* **Set exercise**:
Extract the lines up to and including the one that contains "const groups = ['DMSO", starting with the first line of the entries below, and omit the pictures.

* **Input for this task**:
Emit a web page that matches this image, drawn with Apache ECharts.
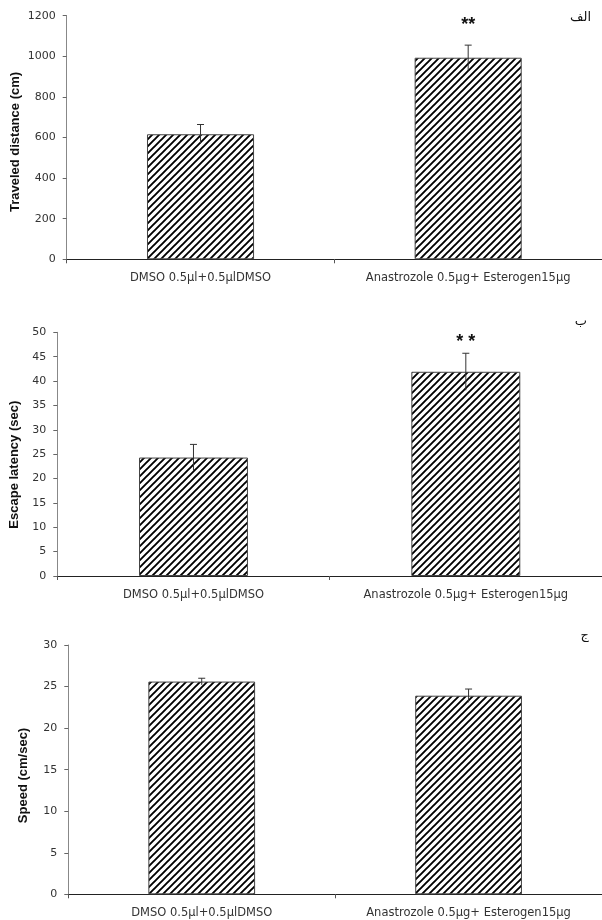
<!DOCTYPE html>
<html>
<head>
<meta charset="utf-8">
<script src="https://cdn.jsdelivr.net/npm/echarts@6/dist/echarts.min.js"></script>
<style>
  html, body { margin: 0; padding: 0; background: #fff; }
  #chart { width: 602px; height: 920px; }
</style>
</head>
<body>
<div id="chart"></div>
<script>
// Groups shared by all three panels
const groups = ['DMSO 0.5µl+0.5µlDMSO', 'Anastrozole 0.5µg+ Esterogen15µg'];

// Panel A: traveled distance (cm)
const distanceMean = [616, 993];
const distanceErr = [48, 62];
const distanceSig = ['', '**'];

// Panel B: escape latency (sec)
const latencyMean = [24.3, 41.9];
const latencyErr = [2.7, 3.8];
const latencySig = ['', '* *'];

// Panel C: speed (cm/sec)
const speedMean = [25.6, 23.9];
const speedErr = [0.4, 0.8];
const speedSig = ['', ''];

const FONT = '"Liberation Sans", Arial, sans-serif';
const TICK_FONT = '"DejaVu Sans", sans-serif';

// Diagonal hatch tile used as the bar fill
function hatchTile(size, lw) {
  const c = document.createElement('canvas');
  c.width = size; c.height = size;
  const g = c.getContext('2d');
  g.fillStyle = '#fff';
  g.fillRect(0, 0, size, size);
  g.strokeStyle = '#000';
  g.lineWidth = lw;
  g.beginPath();
  for (let k = -1; k <= 1; k++) {
    g.moveTo(k * size - 1, size + 1);
    g.lineTo(k * size + size + 1, -1);
  }
  g.stroke();
  return c;
}
const hatch = { image: hatchTile(7, 1.9), repeat: 'repeat' };

const panels = [
  { mean: distanceMean, err: distanceErr, sig: distanceSig, max: 1200, interval: 200,
    grid: { left: 66.7, top: 15.7, width: 539, height: 243.6 }, sigGap: 20 },
  { mean: latencyMean, err: latencyErr, sig: latencySig, max: 50, interval: 5,
    grid: { left: 57.3, top: 332.3, width: 548, height: 243.7 }, sigGap: 11 },
  { mean: speedMean, err: speedErr, sig: speedSig, max: 30, interval: 5,
    grid: { left: 68.3, top: 645, width: 535.5, height: 249.3 }, sigGap: 14 }
];

const titles = [
  { text: 'Traveled distance (cm)', x: 15, y: 142 },
  { text: 'Escape latency (sec)', x: 14, y: 464.7 },
  { text: 'Speed (cm/sec)', x: 23, y: 775.5 }
];

const panelTags = [
  { text: 'الف', x: 591, y: 18 },
  { text: 'ب', x: 587, y: 322 },
  { text: 'ج', x: 589, y: 636 }
];

const grids = [], xAxes = [], yAxes = [], series = [];

panels.forEach((p, i) => {
  grids.push(p.grid);
  xAxes.push({
    type: 'category', gridIndex: i, data: groups,
    axisLine: { lineStyle: { color: '#222', width: 1 } },
    axisTick: { show: true, length: 4, lineStyle: { color: '#555' } },
    axisLabel: { fontFamily: TICK_FONT, fontSize: 11.5, color: '#333', margin: 13 }
  });
  yAxes.push({
    type: 'value', gridIndex: i, min: 0, max: p.max, interval: p.interval,
    axisLine: { show: true, lineStyle: { color: '#888', width: 1 } },
    axisTick: { show: true, length: 4, lineStyle: { color: '#666' } },
    splitLine: { show: false },
    axisLabel: { fontFamily: TICK_FONT, fontSize: 11, color: '#333', margin: 11,
                 formatter: v => String(v) }
  });
  series.push({
    type: 'bar', xAxisIndex: i, yAxisIndex: i,
    data: p.mean, barWidth: '40%', silent: true,
    itemStyle: { color: hatch, borderColor: '#444', borderWidth: 1 }
  });
  const sig = p.sig, gap = p.sigGap;
  series.push({
    type: 'custom', xAxisIndex: i, yAxisIndex: i, silent: true, z: 5,
    data: p.mean.map((m, j) => [j, m, p.err[j]]),
    renderItem: function (params, api) {
      const j = api.value(0), m = api.value(1), e = api.value(2);
      const top = api.coord([j, m + e]);
      const bot = api.coord([j, m - e]);
      const style = { stroke: '#333', lineWidth: 1 };
      const children = [
        { type: 'line', shape: { x1: top[0], y1: top[1], x2: bot[0], y2: bot[1] }, style },
        { type: 'line', shape: { x1: top[0] - 3.5, y1: top[1], x2: top[0] + 3.5, y2: top[1] }, style }
      ];
      if (sig[j]) {
        children.push({
          type: 'text',
          style: { text: sig[j], x: top[0], y: top[1] - gap, textAlign: 'center', textVerticalAlign: 'middle',
                   font: 'bold 18px ' + FONT, fill: '#111' }
        });
      }
      return { type: 'group', children };
    }
  });
});

const graphics = titles.map(t => ({
  type: 'text', x: t.x, y: t.y, rotation: Math.PI / 2,
  style: { text: t.text, x: 0, y: 0, textAlign: 'center', textVerticalAlign: 'middle',
           font: 'bold 13px ' + FONT, fill: '#111' }
})).concat(panelTags.map(t => ({
  type: 'text', x: t.x, y: t.y,
  style: { text: t.text, x: 0, y: 0, textAlign: 'right', textVerticalAlign: 'middle',
           font: '13px "DejaVu Sans", sans-serif', fill: '#111' }
})));

const chart = echarts.init(document.getElementById('chart'), null, { renderer: 'canvas' });
chart.setOption({
  animation: false,
  backgroundColor: '#fff',
  grid: grids,
  xAxis: xAxes,
  yAxis: yAxes,
  series: series,
  graphic: graphics
});
</script>
</body>
</html>
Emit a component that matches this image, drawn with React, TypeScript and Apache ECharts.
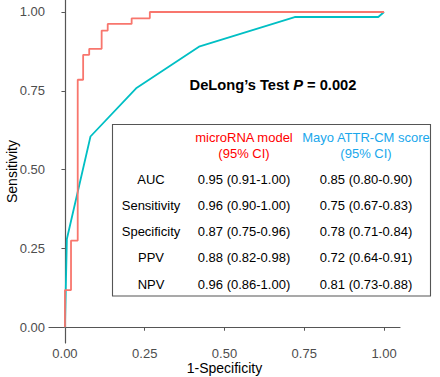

* **The solution**:
Emit a web page that matches this image, drawn with Apache ECharts.
<!DOCTYPE html>
<html>
<head>
<meta charset="utf-8">
<script src="https://cdn.jsdelivr.net/npm/echarts@6/dist/echarts.min.js"></script>
<style>
  html, body { margin: 0; padding: 0; background: #fff; }
  #chart { width: 602px; height: 920px; }
</style>
</head>
<body>
<div id="chart"></div>
<script>
// Groups shared by all three panels
const groups = ['DMSO 0.5µl+0.5µlDMSO', 'Anastrozole 0.5µg+ Esterogen15µg'];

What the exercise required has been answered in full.